Statistics from the National Safety Council report that about 31% of all worker's compensation cases are related to back injuries. They list activities with high-risk factors, such as lifting objects heavier than 25 pounds and performing work in an awkward body posture. It sounds a lot like dragging a pig out of a pen, doesn't it?
Another national study estimated the average workdays lost due to back pain at about 11 days. Farms should aim to protect workers from injury and prevent lost time by providing the right tools. The equipment available for this task ranges from simple manual devices to motorized carts.
Hog Pullers come in either single or double chain models. The chains wrap around the pigs' legs and give the operator a secure grip when dragging an animal out of a building. While it is possible to manhandle a large finishing-size hog, these pullers are probably best suited to animals under 100 pounds.
Dead sleds are low-profile carts with a set of small wheels located beneath the platform. You can load an animal from either end into the deep V-trough that holds the carcass in place. Since the sled does not have a loading winch, you will probably need a hog puller to load a pig onto the sled. The sled has a listed weight rating of 600 pounds and is 38-inches long and 33-inches wide. Its most significant limitation may be maneuvering around sharp corners in alleyways.
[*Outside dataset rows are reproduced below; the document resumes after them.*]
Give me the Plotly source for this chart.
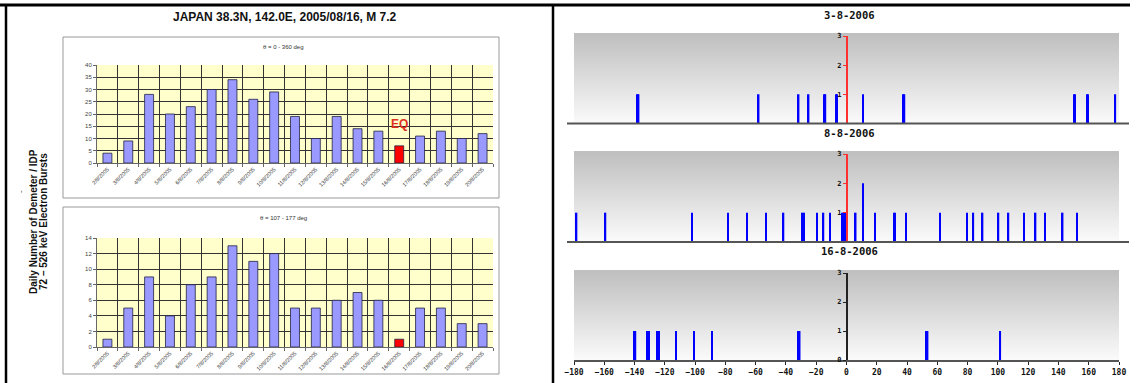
import plotly.graph_objects as go

# ---------------- data ----------------
dates = [f"{d}/8/2005" for d in range(2, 21)]
counts_all = [4, 9, 28, 20, 23, 30, 34, 26, 29, 19, 10, 19, 14, 13, 7, 11, 13, 10, 12]
counts_theta = [1, 5, 9, 4, 8, 9, 13, 11, 12, 5, 5, 6, 7, 6, 1, 5, 5, 3, 3]
eq_date = "16/8/2005"

panel_titles = ["3-8-2006", "8-8-2006", "16-8-2006"]
lon_p1 = [-137.9, -137.3, -58.0, -31.6, -25.0, -14.5, -13.9, -6.9, -6.3, 11.0,
          37.7, 38.3, 150.3, 150.9, 158.9, 159.5, 177.6]
h_p1 = [1] * len(lon_p1)
lon_p2 = [-178.3, -159.2, -102.1, -78.4, -65.6, -53.1, -41.6, -28.9, -28.1, -19.6,
          -15.2, -11.0, -2.9, -2.2, -1.5, -0.8, 6.1, 11.0, 18.9, 31.3, 32.1, 39.2,
          61.7, 79.6, 83.8, 89.9, 100.4, 107.0, 117.1, 124.9, 131.0, 142.8, 152.3]
h_p2 = [2 if v == 11.0 else 1 for v in lon_p2]
lon_p3 = [-140.1, -139.4, -131.3, -130.5, -124.7, -123.7, -112.7, -100.7, -88.7,
          -31.6, -30.9, 52.9, 53.6, 101.6]
h_p3 = [1] * len(lon_p3)
lon_ticks = list(range(-180, 181, 20))

W, H = 1136, 383
def px(x): return x / W
def py(y): return 1 - y / H

fig = go.Figure()

# ---------------- left bar charts ----------------
idx = list(range(len(dates)))
eq_i = dates.index(eq_date)
colors = ["#FF0000" if i == eq_i else "#9999FF" for i in idx]

for vals, xa, ya in [(counts_all, "x", "y"), (counts_theta, "x2", "y2")]:
    fig.add_trace(go.Bar(x=idx, y=vals, width=0.43, xaxis=xa, yaxis=ya,
                         marker=dict(color=colors, line=dict(color="#222244", width=0.8)),
                         hoverinfo="skip"))

left_dom = [px(97), px(493)]
xcommon = dict(domain=left_dom, range=[-0.5, len(dates) - 0.5], tickmode="array",
               tickvals=idx, ticktext=dates, tickangle=-45, showgrid=False,
               tickfont=dict(size=5.5, color="#333", family="Liberation Sans"),
               ticks="", zeroline=False, showline=True, linecolor="#666", automargin=False,
               minor=dict(tickmode="array", tickvals=[i - 0.5 for i in range(len(dates) + 1)],
                          showgrid=True, gridcolor="#333", gridwidth=0.8,
                          ticks="outside", ticklen=3, tickcolor="#666"))
ycommon = dict(showgrid=True, gridcolor="#333", gridwidth=0.8, ticks="outside", ticklen=3,
               tickcolor="#666", showline=True, linecolor="#666", zeroline=False,
               automargin=False,
               tickfont=dict(size=6, color="#444", family="Liberation Sans"))
fig.update_layout(
    xaxis=dict(**xcommon, anchor="y"),
    yaxis=dict(**ycommon, domain=[py(163), py(65)], range=[0, 40], dtick=5, anchor="x"),
    xaxis2=dict(**xcommon, anchor="y2"),
    yaxis2=dict(**ycommon, domain=[py(347), py(238)], range=[0, 14], dtick=2, anchor="x2"),
)

shapes = []
for (y0, y1) in [(37, 198), (207, 374)]:
    shapes.append(dict(type="rect", xref="paper", yref="paper", x0=px(63), x1=px(499),
                       y0=py(y1), y1=py(y0), line=dict(color="#999", width=1),
                       fillcolor="white", layer="below"))
for xr, yr in [("x", "y"), ("x2", "y2")]:
    shapes.append(dict(type="rect", xref=f"{xr} domain", yref=f"{yr} domain", x0=0, x1=1,
                       y0=0, y1=1, line=dict(width=0), fillcolor="#FFFFCC", layer="below"))

def ann(text, x, y, size, color="#111", family="Liberation Sans", **kw):
    d = dict(text=text, x=x, y=y, xref="paper", yref="paper", showarrow=False,
             xanchor="center", yanchor="middle", font=dict(size=size, family=family, color=color))
    d.update(kw)
    return d

annotations = [
    ann("<b>JAPAN 38.3N, 142.0E, 2005/08/16, M 7.2</b>", px(285), py(17), 12),
    ann("θ = 0 - 360 deg", px(283), py(47), 6, "#333"),
    ann("θ = 107 - 177 deg", px(283), py(218), 6, "#333"),
    ann("<b>Daily Number of Demeter / IDP</b>", px(33), py(222), 10, textangle=-90),
    ann("<b>72 – 526 keV Electron Bursts</b>", px(43), py(222), 10, textangle=-90),
    ann("-", px(21), py(192), 8, "#333", textangle=-90),
    dict(text="<b>EQ</b>", x=eq_i, y=counts_all[eq_i] + 9, xref="x", yref="y",
         showarrow=False, xanchor="center", yanchor="middle",
         font=dict(size=12, family="Liberation Sans", color="#E03020")),
]

# ---------------- right panels ----------------
right_dom = [px(574), px(1119)]
zero_pos = right_dom[0] + (right_dom[1] - right_dom[0]) * 0.5
panels = [
    (lon_p1, h_p1, 3, (36, 123.5), "#FF3030", [1, 2, 3]),
    (lon_p2, h_p2, 4, (154, 242), "#FF3030", [1, 2, 3]),
    (lon_p3, h_p3, 5, (273, 360), "#222", [0, 1, 2, 3]),
]
title_y = [15, 133, 251]
mono = "DejaVu Sans Mono"
n_stripes = 60
def grad(t):  # t=0 bottom, 1 top
    lo, hi = 250, 191
    v = round(lo + (hi - lo) * t)
    return f"rgb({v},{v},{v})"

top_ext = 1.03
for pi, (lons, hs, n, (ytop, ybot), ycol, yticks) in enumerate(panels):
    xa, ya = f"x{n}", f"y{n}"
    for s in range(n_stripes):
        shapes.append(dict(type="rect", xref=xa, yref=f"{ya} domain", x0=-180, x1=180,
                           y0=top_ext * s / n_stripes, y1=top_ext,
                           line=dict(width=0), fillcolor=grad((s + 0.5) / n_stripes),
                           layer="below"))
    fig.add_trace(go.Bar(x=lons, y=hs, width=1.0, xaxis=xa, yaxis=ya,
                         marker=dict(color="#0000FF", line=dict(width=0)), hoverinfo="skip"))
    last = (n == 5)
    fig.layout[f"xaxis{n}"] = dict(
        domain=right_dom, range=[-180, 180], anchor=ya, showgrid=False, zeroline=False,
        tickmode="array", tickvals=lon_ticks, showticklabels=last, automargin=False,
        showline=last, linecolor="#555", linewidth=2,
        ticks="outside" if last else "", ticklen=3, tickcolor="#222",
        tickfont=dict(size=8, family=mono, color="#111", weight="bold"))
    fig.layout[f"yaxis{n}"] = dict(
        domain=[py(ybot), py(ytop)], range=[0, 3], anchor="free", position=zero_pos,
        showgrid=False, zeroline=False, showline=True, linecolor=ycol, linewidth=1.5,
        tickmode="array", tickvals=yticks, ticks="outside", ticklen=3, tickcolor=ycol,
        automargin=False,
        tickfont=dict(size=7, family=mono, color="#111", weight="bold"))
    if not last:
        shapes.append(dict(type="line", xref="paper", yref="paper", x0=px(567), x1=px(1129),
                           y0=py(ybot), y1=py(ybot), line=dict(color="#555", width=2)))
    annotations.append(ann(f"<b>{panel_titles[pi]}</b>", px(849), py(title_y[pi]), 10.5,
                           family=mono))

# outer frame lines
shapes.append(dict(type="line", xref="paper", yref="paper", x0=0, x1=px(1130),
                   y0=py(5), y1=py(5), line=dict(color="black", width=3)))
for xx in [6, 553]:
    shapes.append(dict(type="line", xref="paper", yref="paper", x0=px(xx), x1=px(xx),
                       y0=0, y1=py(5), line=dict(color="black", width=2.5)))

fig.update_layout(width=W, height=H, margin=dict(l=0, r=0, t=0, b=0, autoexpand=False),
                  paper_bgcolor="white", plot_bgcolor="rgba(0,0,0,0)",
                  showlegend=False, barmode="overlay", shapes=shapes,
                  annotations=annotations)

fig.write_html("out.html", config={"displayModeBar": False},
               post_script="document.body.style.margin='0px';")
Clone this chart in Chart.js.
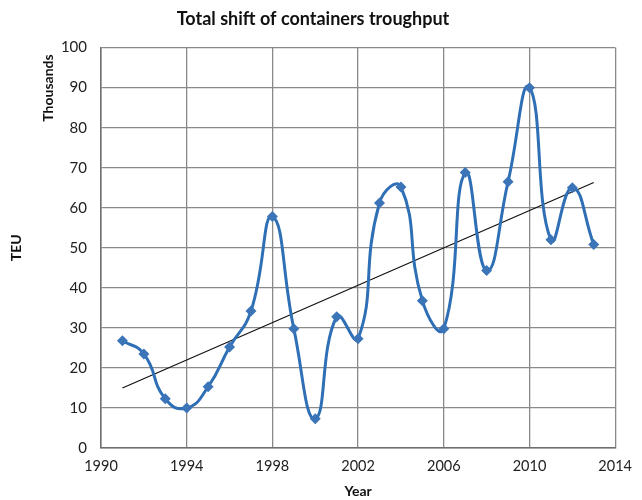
<!DOCTYPE html>
<html>
<head>
<meta charset="utf-8">
<style>
  html, body { margin: 0; padding: 0; background: #fff; }
  #wrap { width: 642px; height: 500px; }
</style>
<script src="https://cdn.jsdelivr.net/npm/chart.js@4/dist/chart.umd.min.js"></script>
</head>
<body>
<div id="wrap"><canvas id="chart" width="642" height="500"></canvas></div>
<script>
// Data (TEU, thousands)
const years = [1991, 1992, 1993, 1994, 1995, 1996, 1997, 1998, 1999, 2000, 2001, 2002,
               2003, 2004, 2005, 2006, 2007, 2008, 2009, 2010, 2011, 2012, 2013];
const teu = [26.8, 23.5, 12.3, 10, 15.3, 25.2, 34.2, 57.8, 29.8, 7.3, 32.8, 27.3,
             61.2, 65.2, 36.8, 29.8, 68.8, 44.3, 66.5, 90, 52, 65, 50.8];
const trendYears = [1991, 2013];
const trendValues = [15, 66.3];
const xTicks = [1990, 1994, 1998, 2002, 2006, 2010, 2014];

const FONT = "Lato, 'Open Sans', sans-serif";

// "Thousands" display-unit label beside the value axis
const unitLabel = {
  id: "unitLabel",
  afterDraw(chart) {
    const ctx = chart.ctx;
    ctx.save();
    ctx.translate(48, 88);
    ctx.rotate(-Math.PI / 2);
    ctx.font = "bold 14px " + FONT;
    ctx.fillStyle = "#111";
    ctx.textAlign = "center";
    ctx.textBaseline = "middle";
    ctx.fillText("Thousands", 0, 0);
    ctx.restore();
  },
};

const ctx = document.getElementById("chart").getContext("2d");
new Chart(ctx, {
  type: "line",
  data: {
    datasets: [
      {
        label: "TEU",
        data: years.map((y, i) => ({ x: y, y: teu[i] })),
        borderColor: "#2f6fb5",
        backgroundColor: "#3b75b8",
        borderWidth: 3,
        tension: 0.5,
        pointStyle: "rectRot",
        pointRadius: 5.5,
        pointBorderWidth: 0,
        order: 1,
      },
      {
        label: "Trend",
        data: trendYears.map((y, i) => ({ x: y, y: trendValues[i] })),
        borderColor: "#111",
        borderWidth: 1.2,
        pointRadius: 0,
        tension: 0,
        order: 2,
      },
    ],
  },
  options: {
    responsive: false,
    animation: false,
    layout: { padding: { left: 0, right: 16, top: 0, bottom: 0 } },
    plugins: {
      legend: { display: false },
      tooltip: { enabled: false },
      title: {
        display: true,
        text: "Total shift of containers troughput",
        color: "#111",
        font: { family: FONT, size: 18, weight: "bold", lineHeight: 1.2 },
        padding: { top: 8, bottom: 18 },
      },
    },
    scales: {
      x: {
        type: "linear",
        min: 1990,
        max: 2014,
        afterBuildTicks(scale) {
          scale.ticks = xTicks.map((v) => ({ value: v }));
        },
        afterFit(scale) { scale.height = 52; },
        grid: { color: "#8a8a8a", lineWidth: 1.3, drawTicks: false },
        border: { color: "#6f6f6f", width: 1.5 },
        ticks: {
          color: "#222",
          font: { family: FONT, size: 14.5 },
          padding: 10,
          maxRotation: 0,
          callback: (v) => String(v),
        },
        title: {
          display: true,
          text: "Year",
          color: "#111",
          font: { family: FONT, size: 14, weight: "bold" },
          padding: { top: 0, bottom: 0 },
        },
      },
      y: {
        min: 0,
        max: 100,
        afterFit(scale) { scale.width = 101; },
        grid: { color: "#8a8a8a", lineWidth: 1.3, drawTicks: false },
        border: { color: "#6f6f6f", width: 1.5 },
        ticks: {
          stepSize: 10,
          color: "#222",
          font: { family: FONT, size: 15 },
          padding: 14,
        },
        title: {
          display: true,
          text: "TEU",
          color: "#111",
          font: { family: FONT, size: 14, weight: "bold" },
          padding: { top: 8, bottom: 0 },
        },
      },
    },
  },
  plugins: [unitLabel],
});
</script>
</body>
</html>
Carcass carts feature a winch and cable system to pull an animal onto the frame. Their larger wheels and narrow base permit a loaded cart to roll over obstructions and around corners in narrow alleyways. The two-wheeled carts come in two models: 900-pound capacity for sows and 600-pound for market hogs. Carcass carts are an excellent, low-cost tool for reducing the physical effort needed for dead removal while protecting employees against back injuries. For larger animals, it is advisable to have a second person help steady and guide the process.
The Hercules' Arm represents the ultimate in removal equipment. This motorized electric cart truly makes removing deads a one-person job. This unit features a telescoping boom with a powered winch that pivots 180° to lift heavy animals out of tight locations. A twist-grip throttle and instant reversing switch make the Hercules' Arm easy to maneuver. Considering it typically takes two people at least 30 minutes to remove a dead sow with a manual system, the one-person operation of a Hercules' Arm becomes a much more affordable option.
While the needs of individual farms will vary, providing farmworkers with the proper removal equipment will allow them to perform this difficult task quickly with minimal threat of injury.